Python indentation (3 spaces)

Peter J. Holzer hjp-python at hjp.at
Sat Oct 13 03:26:11 EDT 2018


On 2018-10-08 20:13:38 +0000, Grant Edwards wrote:
> On 2018-10-08, Peter J. Holzer <hjp-python at hjp.at> wrote:
> > Theoretically I would agree with you: Just use a single tab per
> > indentation level and let the user decide whether that's displayed
> > as 2, 3, 4, or 8 spaces or 57 pixels or whatever.
> >
> > In practice it doesn't work in my experience.
> 
> Nor in mine.  On problem is that under Unix is that there isn't just
> one place where you would need to configure the tab width.  There are
> dozens of text-processing tools that get used on all sorts of text,
> including program sources in a variety of languages.
> 
> For "just use tabs" to work, all of those tools would have to
> magically recognize that they're looking at Python source and adjust
> the tab size accordingly.  That isn't going to happen.

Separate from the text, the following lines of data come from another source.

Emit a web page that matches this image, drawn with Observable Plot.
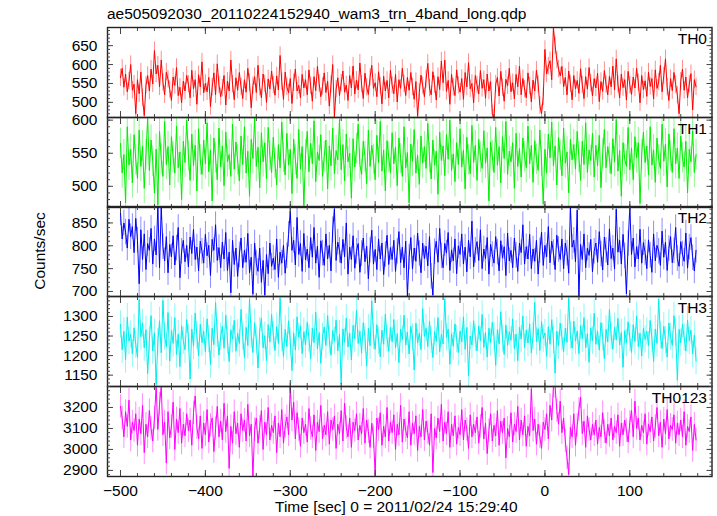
<!DOCTYPE html>
<html><head><meta charset="utf-8">
<script src="https://cdn.jsdelivr.net/npm/d3@7"></script>
<script src="https://cdn.jsdelivr.net/npm/@observablehq/plot@0.6"></script>
<style>
body{margin:0;background:#fff;font-family:"Liberation Sans",Arial,Helvetica,sans-serif}
#wrap{position:relative;width:717px;height:516px;overflow:hidden}
.abs{position:absolute}
</style></head><body><div id="wrap"></div>
<script>
const titleText = "ae505092030_20110224152940_wam3_trn_4band_long.qdp";
const xLabelText = "Time [sec] 0 = 2011/02/24 15:29:40";
const yLabelText = "Counts/sec";
const bandNames = ["TH0", "TH1", "TH2", "TH3", "TH0123"];
const bandColors = ["#ff0000", "#00ee00", "#0000ff", "#00eeee", "#ff00ff"];
const errHalf = [23, 23, 28, 35, 56];
const tStart = -500, tBin = 2;
const xDomain = [-515.3, 196.8];
const xMajorTicks = [-500, -400, -300, -200, -100, 0, 100];
const yDomains = [[460, 698], [468, 604], [689, 886], [1121, 1351], [2871, 3300]];
const yMajorTicks = [[500, 550, 600, 650], [500, 550, 600], [700, 750, 800, 850], [1150, 1200, 1250, 1300], [2900, 3000, 3100, 3200]];
const yMinorStep = [10, 10, 10, 10, 20];

const th0 = [
565,590,540,575,528,556,600,532,548,470,
560,523,580,512,465,545,571,530,588,549,
637,575,598,541,612,553,520,580,561,534,
505,567,545,592,518,540,499,556,530,571,
548,512,585,536,560,495,573,541,607,525,
550,528,566,489,540,578,520,602,546,515,
538,571,493,556,530,612,548,507,565,532,
579,541,510,560,527,590,552,486,544,568,
526,598,540,512,575,549,500,562,535,583,
546,519,570,533,624,555,508,580,541,525,
563,497,552,588,530,545,512,574,538,560,
520,586,544,503,568,531,595,550,515,542,
578,526,556,490,547,600,462,535,565,518,
551,583,527,546,505,571,538,596,522,559,
533,604,548,510,577,540,521,566,598,537,
552,515,581,543,496,569,530,558,512,585,
545,523,574,501,560,537,590,549,518,566,
532,579,541,508,555,463,526,572,544,515,
561,603,538,520,581,547,506,568,534,609,
552,612,529,558,495,574,540,518,586,545,
527,563,508,579,541,605,536,550,499,571,
546,522,584,537,560,511,575,530,555,470,
458,548,566,517,582,539,503,561,544,590,
528,552,509,574,541,596,520,563,535,512,
578,543,501,559,530,585,548,492,470,515,
640,575,596,610,560,698,650,612,588,570,
595,541,566,520,583,549,507,571,536,558,
524,589,546,510,568,535,592,551,517,563,
538,577,502,555,529,584,547,520,569,541,
596,533,615,548,512,575,539,560,506,582,
545,521,567,538,590,552,499,571,533,557,
516,580,542,563,509,586,537,554,598,528,
570,615,540,505,563,531,579,547,519,470,
556,588,532,567,512,548,576,480,560,541];

const th1 = [
565,520,548,475,590,532,556,505,578,540,
512,585,530,561,497,548,603,524,570,538,
490,556,472,583,541,515,598,533,560,502,
575,544,520,591,528,552,480,568,536,600,
546,509,579,531,562,493,587,540,518,570,
534,596,522,555,478,573,543,510,588,529,
561,501,582,537,548,515,594,526,567,540,
508,576,533,590,520,553,485,571,542,604,
530,559,498,581,537,566,511,589,546,521,
574,535,502,563,528,597,544,517,580,532,
556,489,571,540,512,586,526,560,471,548,
583,522,565,534,599,507,552,539,578,515,
545,570,496,561,531,588,519,554,540,601,
525,563,508,579,537,550,482,572,529,557,
594,533,518,568,545,504,585,530,562,541,
510,577,536,598,523,555,493,569,544,520,
581,534,559,501,573,542,515,590,528,551,
475,564,538,586,520,547,503,576,535,560,
527,595,543,511,570,532,553,488,582,539,
561,516,578,541,600,524,549,507,566,533,
587,529,555,496,574,540,519,592,536,562,
509,571,544,527,584,535,558,478,567,546,
521,589,532,560,505,575,542,598,518,553,
537,566,497,580,530,557,514,573,545,528,
591,534,562,506,569,541,524,585,538,473,
556,520,579,543,597,531,561,502,574,547,
516,588,535,552,490,571,540,563,526,583,
544,509,568,533,596,521,555,539,580,514,
562,531,577,498,549,586,528,560,542,519,
572,537,601,523,554,485,566,541,530,589,
525,558,510,575,543,566,474,548,582,536,
561,517,590,532,555,506,573,540,527,594,
538,564,499,579,546,521,587,534,558,512,
576,543,529,568,490,556,537,584,521,548];

const th2 = [
872,815,850,830,795,858,820,842,785,860,
812,717,835,770,826,748,805,790,838,760,
815,780,886,752,884,798,767,820,741,803,
776,822,758,795,840,730,788,812,765,801,
754,819,783,836,770,797,745,810,788,762,
825,778,801,735,814,790,846,768,796,752,
808,771,829,746,786,697,812,759,795,733,
780,817,752,790,764,827,741,775,694,806,
762,744,795,720,768,692,781,739,806,755,
773,748,815,731,786,762,801,740,778,825,
876,790,812,758,862,781,805,744,827,769,
793,752,818,775,840,762,799,731,811,784,
757,826,771,801,745,835,881,768,808,790,
762,814,776,850,738,797,770,822,751,788,
805,742,783,817,765,799,728,790,834,760,
792,748,815,771,806,737,781,823,759,796,
770,812,744,788,831,763,797,752,810,690,
775,818,749,795,766,828,783,741,806,772,
799,756,820,733,692,787,810,764,838,778,
752,805,784,829,746,791,767,815,739,800,
781,826,760,797,743,812,776,854,754,790,
809,768,835,750,793,772,818,738,803,781,
762,820,786,745,811,773,798,735,828,767,
790,752,817,779,744,806,785,846,760,798,
771,825,750,793,766,812,738,789,830,757,
801,776,842,763,810,785,748,823,792,770,
815,750,806,784,740,886,797,812,765,878,
690,803,770,826,752,795,779,814,743,788,
806,764,831,782,747,819,790,758,837,772,
795,749,880,786,812,760,825,778,695,805,
886,781,817,754,798,771,836,762,807,785,
750,813,779,742,826,767,801,788,757,832,
775,808,746,794,820,763,789,840,772,755,
809,782,766,828,751,797,818,774,745,790];

const th3 = [
1280,1215,1262,1190,1298,1237,1254,1205,1271,1228,
1196,1343,1248,1283,1220,1266,1154,1240,1302,1212,
1258,1126,1235,1289,1207,1341,1249,1222,1310,1186,
1264,1231,1297,1203,1255,1172,1276,1238,1215,1292,
1246,1140,1268,1224,1309,1251,1199,1280,1233,1262,
1210,1294,1243,1177,1270,1228,1336,1256,1201,1248,
1275,1219,1303,1238,1185,1266,1242,1290,1211,1257,
1231,1318,1249,1195,1272,1226,1345,1253,1208,1284,
1240,1168,1263,1296,1220,1251,1187,1279,1235,1305,
1252,1213,1274,1231,1348,1245,1198,1267,1223,1289,
1236,1162,1258,1214,1299,1247,1276,1205,1261,1228,
1285,1244,1192,1270,1233,1311,1217,1259,1180,1248,
1273,1226,1302,1240,1201,1264,1237,1291,1212,1255,
1128,1268,1234,1296,1222,1257,1189,1277,1243,1315,
1231,1262,1207,1284,1246,1173,1270,1225,1340,1250,
1216,1279,1238,1197,1265,1229,1306,1244,1211,1272,
1235,1292,1220,1256,1182,1268,1241,1303,1227,1260,
1204,1275,1246,1163,1283,1232,1258,1215,1320,1249,
1270,1223,1288,1240,1195,1261,1236,1297,1210,1254,
1230,1345,1247,1268,1178,1256,1224,1281,1242,1208,
1263,1235,1299,1216,1272,1148,1250,1227,1289,1245,
1212,1276,1238,1305,1221,1259,1196,1270,1233,1285,
1248,1175,1266,1230,1312,1244,1203,1278,1226,1261,
1239,1294,1218,1255,1187,1273,1242,1301,1220,1265,
1232,1281,1207,1250,1336,1236,1269,1213,1287,1244,
1258,1198,1274,1229,1292,1240,1155,1262,1225,1283,
1247,1210,1270,1234,1348,1251,1219,1288,1237,1263,
1205,1276,1243,1297,1220,1256,1183,1271,1238,1308,
1229,1262,1214,1284,1247,1192,1267,1235,1318,1250,
1216,1273,1240,1295,1227,1259,1170,1264,1232,1286,
1245,1208,1279,1236,1301,1223,1257,1199,1270,1241,
1262,1226,1290,1244,1185,1268,1231,1344,1252,1218,
1275,1239,1196,1283,1248,1226,1302,1258,1137,1267,
1233,1280,1246,1212,1291,1238,1265,1204,1253,1186];

const th0123 = [
3205,3150,3060,3180,3110,3235,3045,3130,3090,3170,
3020,3145,3075,3210,2985,3120,3060,3185,3100,3040,
3150,3300,3095,3215,3300,3070,3130,2935,3180,3055,
3110,3225,3000,3145,3080,3195,3030,3120,3065,3170,
3090,3140,3020,3175,3255,3105,3050,3160,3005,3125,
3070,3190,3035,3115,3150,2990,3100,3205,3060,3135,
3045,3220,3085,3160,2910,3110,3030,3180,3075,3125,
3010,3170,3090,3140,3040,3215,3065,3120,2871,3095,
3150,3030,3105,3185,3000,3130,3070,3200,3045,3115,
3080,3160,2985,3125,3060,3190,3030,3110,3155,3070,
3300,3140,3225,3050,3175,3095,3015,3150,3080,3120,
3035,3195,3100,3060,3165,2995,3130,3085,3210,3050,
3115,3070,3180,3025,3140,3095,3160,3005,3120,3075,
3185,3040,3220,3105,3060,3150,3010,3130,3090,3170,
3045,3115,3075,3195,3030,3140,3085,3010,3125,3060,
2880,3150,3095,3175,3020,3110,3060,3200,3040,3130,
3080,3165,3000,3120,3070,3210,3035,3145,3090,3055,
3180,3020,3125,3075,3160,2995,3110,3060,3190,3045,
3135,3080,3020,3170,2890,3100,3055,3150,3085,3215,
3040,3130,3075,3180,3010,3120,3065,3160,3025,3105,
3070,3190,3045,3140,3095,3005,3165,3060,3120,3080,
3155,3030,3110,3200,3050,3125,2980,3090,3170,3040,
3115,3065,3185,3020,3135,3080,3150,2960,3100,3060,
3175,3035,3120,3085,3205,3045,3140,3070,3160,3015,
3110,3065,3290,3090,3145,3025,3120,3060,3005,3130,
3095,3170,3050,3210,3140,3300,3300,3185,3120,3230,
3080,3150,3040,2960,2880,3105,3060,3170,3020,3115,
3190,3250,3075,3135,3010,3160,3095,3045,3120,3070,
3140,3025,3105,3060,3175,3085,3030,3120,3065,3150,
3045,3110,3080,3165,3015,3125,3070,3140,3090,3035,
3130,3185,3060,3230,3100,3150,3045,3115,3080,3170,
3025,3120,3085,3155,3040,3110,3200,3065,3130,3010,
3145,3075,3190,3050,3115,3095,3165,3030,3125,3070,
3140,3060,3180,3020,3110,3085,3155,2995,3120,3045];

const bandValues = [th0, th1, th2, th3, th0123];
const panelTops = [27, 117, 206, 296, 386];
const panelH = 90;
const FONT = '"Liberation Sans", Arial, Helvetica, sans-serif';
const FS = 15.5;

const wrap = document.getElementById("wrap");

function addText(txt, css) {
  const d = document.createElement("div");
  d.className = "abs";
  d.textContent = txt;
  Object.assign(d.style, {fontSize: FS + "px", color: "#000", whiteSpace: "nowrap", lineHeight: "1"}, css);
  wrap.appendChild(d);
  return d;
}

const xMinorTicks = d3.range(-500, 181, 20);
const intFmt = d3.format("d");

bandValues.forEach((vals, k) => {
  const e = errHalf[k];
  const rows = vals.map((v, i) => ({t: tStart + i * tBin, v, lo: v - e, hi: v + e}));
  const [ylo, yhi] = yDomains[k];
  const yMinor = d3.range(Math.ceil(ylo / yMinorStep[k]) * yMinorStep[k], yhi + 0.01, yMinorStep[k]);
  const isLast = k === bandValues.length - 1;
  const blank = () => "";
  const marks = [
    Plot.ruleX(rows, {x: "t", y1: "lo", y2: "hi", stroke: bandColors[k], strokeOpacity: 0.45, strokeWidth: 1, clip: true}),
    Plot.line(rows, {x: "t", y: "v", stroke: bandColors[k], strokeWidth: 1, clip: true}),
    Plot.frame({stroke: "#222", strokeWidth: 1.4}),
    Plot.axisY(yMajorTicks[k], {anchor: "left", tickSize: -6, tickPadding: 16, tickFormat: intFmt, label: null, fontSize: FS, stroke: "#444"}),
    Plot.axisY(yMinor, {anchor: "left", tickSize: -3, tickFormat: blank, label: null, stroke: "#444"}),
    Plot.axisY(yMajorTicks[k], {anchor: "right", tickSize: -6, tickFormat: blank, label: null, stroke: "#444"}),
    Plot.axisY(yMinor, {anchor: "right", tickSize: -3, tickFormat: blank, label: null, stroke: "#444"}),
    Plot.axisX(xMajorTicks, {anchor: "top", tickSize: -6, tickFormat: blank, label: null, stroke: "#444"}),
    Plot.axisX(xMinorTicks, {anchor: "top", tickSize: -3, tickFormat: blank, label: null, stroke: "#444"}),
    Plot.axisX(xMajorTicks, {anchor: "bottom", tickSize: -6, tickPadding: 14.5, tickFormat: isLast ? intFmt : blank, label: null, fontSize: FS, stroke: "#444"}),
    Plot.axisX(xMinorTicks, {anchor: "bottom", tickSize: -3, tickFormat: blank, label: null, stroke: "#444"}),
    Plot.text([bandNames[k]], {frameAnchor: "top-right", dx: -5, dy: 5, lineAnchor: "top", fontSize: FS, fill: "#000"})
  ];
  const svg = Plot.plot({
    width: 717,
    height: panelH,
    marginLeft: 107,
    marginRight: 5.5,
    marginTop: 0,
    marginBottom: 0,
    x: {domain: xDomain},
    y: {domain: yDomains[k]},
    style: {fontFamily: FONT, fontSize: FS + "px", color: "#000", background: "transparent", overflow: "visible"},
    marks
  });
  svg.style.position = "absolute";
  svg.style.left = "0px";
  svg.style.top = panelTops[k] + "px";
  svg.style.maxWidth = "none";
  wrap.appendChild(svg);
});

addText(titleText, {left: "107px", top: "6px"});
addText(xLabelText, {left: "275px", top: "499px"});
addText(yLabelText, {left: "40px", top: "251px", transform: "translate(-50%,-50%) rotate(-90deg)"});
</script></body></html>
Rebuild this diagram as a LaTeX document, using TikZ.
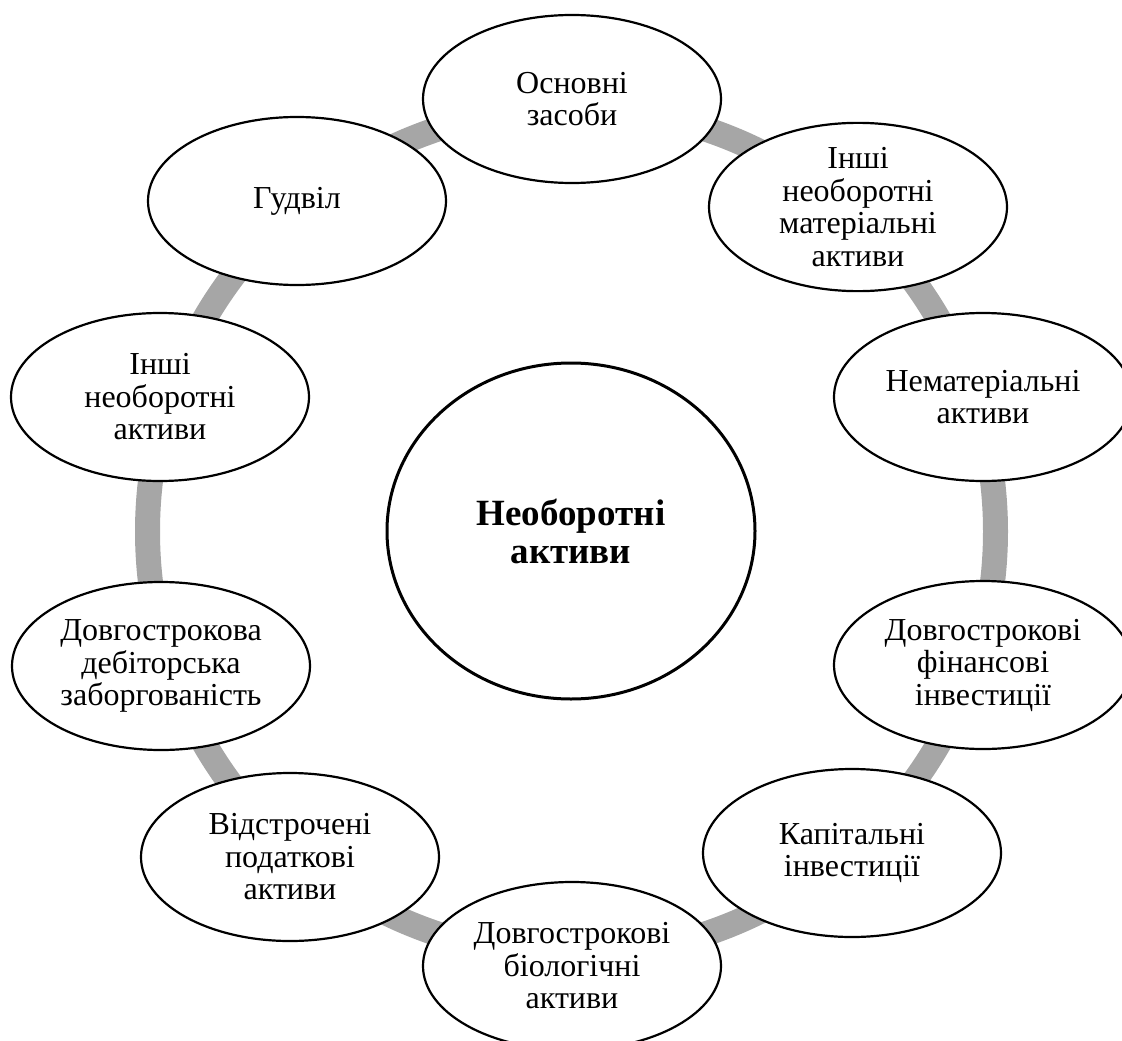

Well, no. The idea of "just use tabs" isn't have a different tab width
per language, but a different tab width per user. So I - being a fan of
fixed-width fonts - would set the tab width to 5 spaces (just to pick a
somewhat unusual number), and Python, Perl, C, TypeScript, HTML, CSS,
etc. code containing tabs would be displayed and printed with that tab
width. You set your tab width to half an inch. And all your text files
are displayed and printed with that tab width. Gene uses 3 spaces, etc.

There aren't that many tools which would have to be configured. For me
that would be vim (the text editor), the tty driver and/or the terminal
emulator (not sure what the right place is), less (the pager), and paps
(for printing). Maybe a few others, but the vast majority of tools
doesn't care about the tab width. For them a tab is just a single byte.

The problem is in my experience that a "use only tabs" policy is hard to
enforce. People will type spaces when they should use tabs (and use tabs
when they should use spaces), their software will autoconvert between
spaces and tabs (with a different number of spaces per tab for each
user), etc. The result is an awful mess. "Use only spaces" is much
easier to enforce: Just reject any file (except binaries and makefiles)
with a 0x09 byte at commit time.

(Now that I think of it, "use tabs" might work better in Python than in
other languages because in Python indentation has syntactic meaning. If
your editor replaces some tabs with spaces or vice versa, your program
won't compile any more and you will (hopefully) fix it before committing
it.)

        hp

-- 
   _  | Peter J. Holzer    | we build much bigger, better disasters now
|_|_) |                    | because we have much more sophisticated
| |   | hjp at hjp.at         | management tools.